More minutes ticked by. My heart thudded against my chest. I still expected to be turned away, ticketless and alone.

Finally, another young woman came in clutching a long, important-looking envelope. The same publicity photo was on the front, with a clear label marked “FOXNews.com.”

The tickets! My tickets!!

“I was just calling you to tell you they were still here,” she said, smiling.

What happened next was a blur. I think I signed for them. She Xeroxed my license. With trembling hands, I opened the envelope. There they were, nestled innocently inside. Two tickets to the Oscars, one with my name written in black ink, the other marked C. Donaldson-Evans Guest. Kodak Theatre, Third Mezzanine, Section: Right, Row: J, Seats 15 and 16.

I saw with surprise that they were $50 each (FOX and I weren’t charged). Rather obviously, they informed the holder that attire was formal and they were valid only Sunday evening. We were probably in the rafters and everyone would look as big as the head of a pin, but I didn’t care. We were in. And my quick-thinking father brought binoculars.

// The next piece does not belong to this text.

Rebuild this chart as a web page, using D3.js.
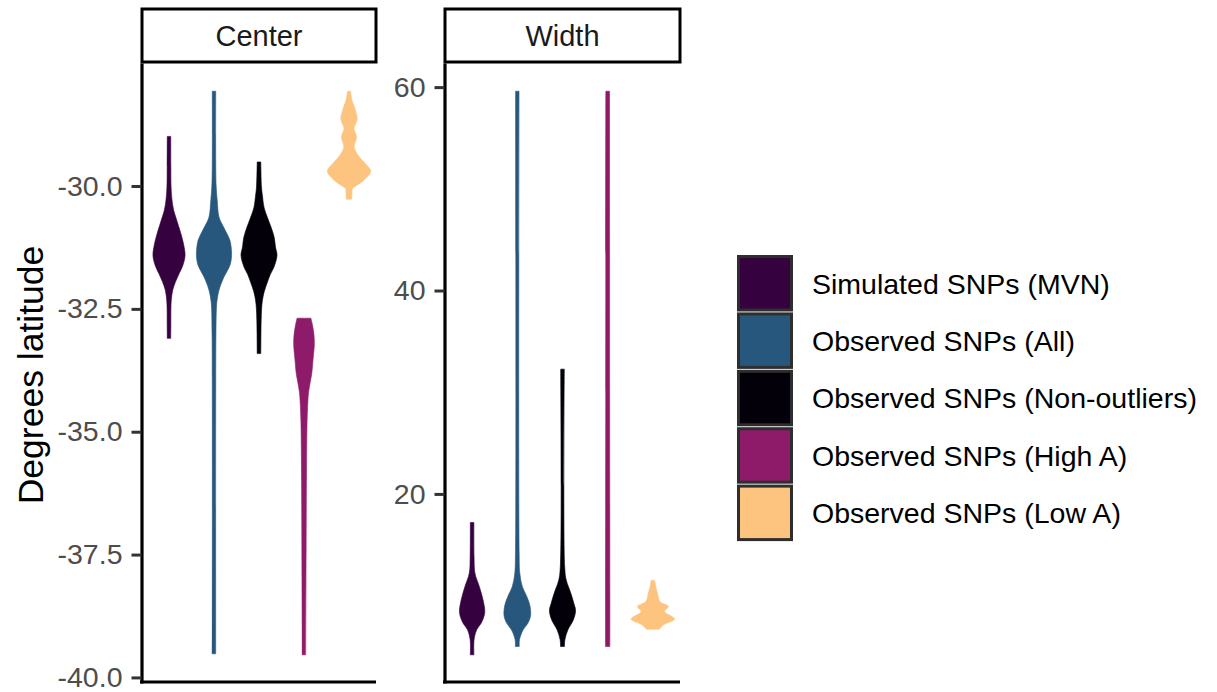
<!DOCTYPE html>
<html>
<head>
<meta charset="utf-8">
<script src="https://cdn.jsdelivr.net/npm/d3@7/dist/d3.min.js"></script>
<style>
  html, body { margin: 0; padding: 0; background: #fff; }
  svg { display: block; font-family: "Liberation Sans", Arial, sans-serif; }
</style>
</head>
<body>
<svg id="chart" width="1217" height="692"></svg>
<script>
// Groups shown in each facet, with their fill colours
const groups = [
  "Simulated SNPs (MVN)",
  "Observed SNPs (All)",
  "Observed SNPs (Non-outliers)",
  "Observed SNPs (High A)",
  "Observed SNPs (Low A)"
];
const groupColors = ["#36013F", "#27577C", "#03000A", "#8E1B6A", "#FDC47F"];

const facets = ["Center", "Width"];
const centerTicks = [-40, -37.5, -35, -32.5, -30];
const widthTicks = [20, 40, 60];

// Violin profiles: [value, relative density] (1 = widest violin)
const centerMVN = [[-28.99,.08],[-29.6,.085],[-30.02,.095],[-30.29,.14],[-30.5,.22],[-30.63,.31],[-30.8,.43],[-30.97,.55],[-31.2,.68],[-31.41,.74],[-31.6,.65],[-31.78,.47],[-31.95,.3],[-32.12,.17],[-32.3,.11],[-32.46,.09],[-32.8,.085],[-33.10,.08]];
const centerAll = [[-28.07,.08],[-29.5,.08],[-30.0,.1],[-30.3,.15],[-30.63,.23],[-30.8,.4],[-30.97,.6],[-31.1,.73],[-31.24,.79],[-31.41,.81],[-31.58,.76],[-31.72,.62],[-31.85,.46],[-32.0,.32],[-32.12,.23],[-32.3,.15],[-32.46,.115],[-33.0,.09],[-34.0,.08],[-39.52,.078]];
const centerNonOutliers = [[-29.51,.083],[-30.02,.115],[-30.2,.16],[-30.43,.23],[-30.63,.38],[-30.83,.55],[-31.04,.7],[-31.24,.76],[-31.41,.83],[-31.65,.69],[-31.8,.52],[-31.98,.37],[-32.15,.24],[-32.32,.16],[-32.5,.12],[-32.73,.1],[-33.0,.09],[-33.41,.083]];
const centerHighA = [[-32.69,.32],[-32.83,.39],[-33.03,.46],[-33.24,.475],[-33.54,.415],[-33.81,.36],[-34.01,.28],[-34.2,.21],[-34.42,.175],[-34.82,.14],[-35.84,.115],[-37.2,.1],[-39.54,.08]];
const centerLowA = [[-28.07,.07],[-28.26,.14],[-28.39,.25],[-28.53,.34],[-28.63,.38],[-28.73,.31],[-28.83,.23],[-29.0,.35],[-29.21,.24],[-29.41,.48],[-29.54,.75],[-29.70,1.0],[-29.88,.69],[-29.99,.35],[-30.05,.16],[-30.15,.14],[-30.27,.12]];

const widthMVN = [[17.19,.083],[13.85,.09],[12.21,.13],[10.9,.33],[9.59,.5],[8.34,.58],[7.3,.42],[6.64,.21],[5.66,.09],[4.18,.083]];
const widthAll = [[59.6,.08],[14.18,.085],[12.21,.115],[10.9,.23],[9.9,.44],[9.0,.58],[8.04,.61],[7.3,.49],[6.64,.27],[5.66,.1],[5.0,.09]];
const widthNonOutliers = [[32.27,.083],[12.86,.1],[11.55,.17],[10.25,.38],[9.26,.52],[8.54,.6],[7.62,.5],[6.64,.25],[5.66,.11],[5.0,.09]];
const widthHighA = [[59.6,.085],[30,.09],[10,.1],[5.0,.1]];
const widthLowA = [[11.49,.08],[10.9,.13],[10.25,.21],[9.42,.32],[8.93,.71],[8.43,.54],[7.69,1.0],[7.13,.5],[6.7,.3]];

const centerProfiles = [centerMVN, centerAll, centerNonOutliers, centerHighA, centerLowA];
const widthProfiles = [widthMVN, widthAll, widthNonOutliers, widthHighA, widthLowA];

// plain hyphen for negative numbers
const locale = d3.formatLocale({ decimal: ".", thousands: ",", grouping: [3], currency: ["", ""], minus: "-" });

const svg = d3.select("#chart");
const panelTop = 63, panelBottom = 683;
const stripTop = 9, stripBottom = 62;

const panels = [
  { name: facets[0], x0: 142, x1: 376, profiles: centerProfiles, ticks: centerTicks, fmt: locale.format(".1f") },
  { name: facets[1], x0: 445, x1: 680, profiles: widthProfiles, ticks: widthTicks, fmt: locale.format("d") }
];

panels.forEach(p => {
  // y domain: data range expanded by 5% on both sides
  const ext = d3.extent(p.profiles.flat(), d => d[0]);
  const pad = (ext[1] - ext[0]) * 0.05;
  const y = d3.scaleLinear().domain([ext[0] - pad, ext[1] + pad]).range([panelBottom, panelTop]);
  const x = d3.scalePoint().domain(groups).range([p.x0, p.x1]).padding(0.6);
  const w = d3.scaleLinear().domain([0, 1]).range([0, x.step() * 0.482]);

  const g = svg.append("g");

  // violins
  p.profiles.forEach((prof, i) => {
    const cx = x(groups[i]);
    const area = d3.area()
      .y(d => y(d[0]))
      .x0(d => cx - w(d[1]))
      .x1(d => cx + w(d[1]))
      .curve(d3.curveCatmullRom.alpha(0.5));
    g.append("path")
      .attr("d", area(prof))
      .attr("fill", groupColors[i])
      .attr("stroke", groupColors[i])
      .attr("stroke-width", 0.6);
  });

  // y axis
  const yAxis = d3.axisLeft(y).tickValues(p.ticks).tickFormat(p.fmt).tickSize(10).tickSizeOuter(0).tickPadding(9);
  const ya = g.append("g").attr("transform", `translate(${p.x0 - 0.5},0)`).call(yAxis);
  ya.select(".domain").attr("stroke", "#000").attr("stroke-width", 3.2);
  ya.selectAll(".tick line").attr("stroke", "#333").attr("stroke-width", 3);
  ya.selectAll(".tick text").attr("fill", "#4D4D4D").attr("font-size", 28.5)
    .attr("font-family", "Liberation Sans, Arial, sans-serif");

  // x axis (no ticks)
  const xAxis = d3.axisBottom(x).tickValues([]).tickSizeOuter(0);
  const xa = g.append("g").attr("transform", `translate(0,${panelBottom - 1})`).call(xAxis);
  xa.select(".domain").attr("stroke", "#000").attr("stroke-width", 3.2)
    .attr("d", `M${p.x0 - 2},0H${p.x1}`);

  // strip
  g.append("rect")
    .attr("x", p.x0).attr("y", stripTop)
    .attr("width", p.x1 - p.x0).attr("height", stripBottom - stripTop)
    .attr("fill", "#fff").attr("stroke", "#000").attr("stroke-width", 3);
  g.append("text")
    .attr("x", (p.x0 + p.x1) / 2).attr("y", (stripTop + stripBottom) / 2)
    .attr("text-anchor", "middle").attr("dominant-baseline", "central")
    .attr("font-size", 29).attr("fill", "#1A1A1A")
    .text(p.name);
});

// y axis title
svg.append("text")
  .attr("transform", `translate(43,${(panelTop + panelBottom) / 2 + 2}) rotate(-90)`)
  .attr("text-anchor", "middle")
  .attr("font-size", 35.5).attr("fill", "#000")
  .text("Degrees latitude");

// legend
const legend = svg.append("g").attr("transform", "translate(737,255)");
const keyStep = 57.4;
groups.forEach((name, i) => {
  legend.append("rect")
    .attr("x", 1.5).attr("y", i * keyStep + 1.5)
    .attr("width", 53).attr("height", 53.5)
    .attr("fill", groupColors[i]).attr("stroke", "#2E2E2E").attr("stroke-width", 3);
  legend.append("text")
    .attr("x", 75).attr("y", i * keyStep + 28.5)
    .attr("dominant-baseline", "central")
    .attr("font-size", 28.5).attr("fill", "#000")
    .text(name);
});
</script>
</body>
</html>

I let out a maniacal, triumphant guffaw once we were out of earshot and heading back down to the garage. I felt dizzyingly euphoric. My dad put the envelope — which also contained a booklet of stern-sounding instructions about tomorrow, including the warning that no cameras or camera phones would be permitted into the theater — safely in a buttoned inside pocket of his jacket.

We snapped some photos with the red-maroon carpet in the background (did I mentioned that the life-size golden Oscars lining it were all sheathed in plastic, poor things?) And then we were off.

“Do you have the tickets?” I kept asking all the way back. Sometimes the reply was “Oh, you mean I wasn’t supposed to sell them?” (You know dads and their jokes). Sometimes there was a sigh and a “Yes, Catherine. They’re in the same place they were the last time you asked.”

When we returned to the hotel, we stashed the precious things away in our room safe. Tomorrow, we will unlock it and take them out. They will get us ringside — OK, nosebleed, but does it matter? — seats to the Biggest Night in Hollywood.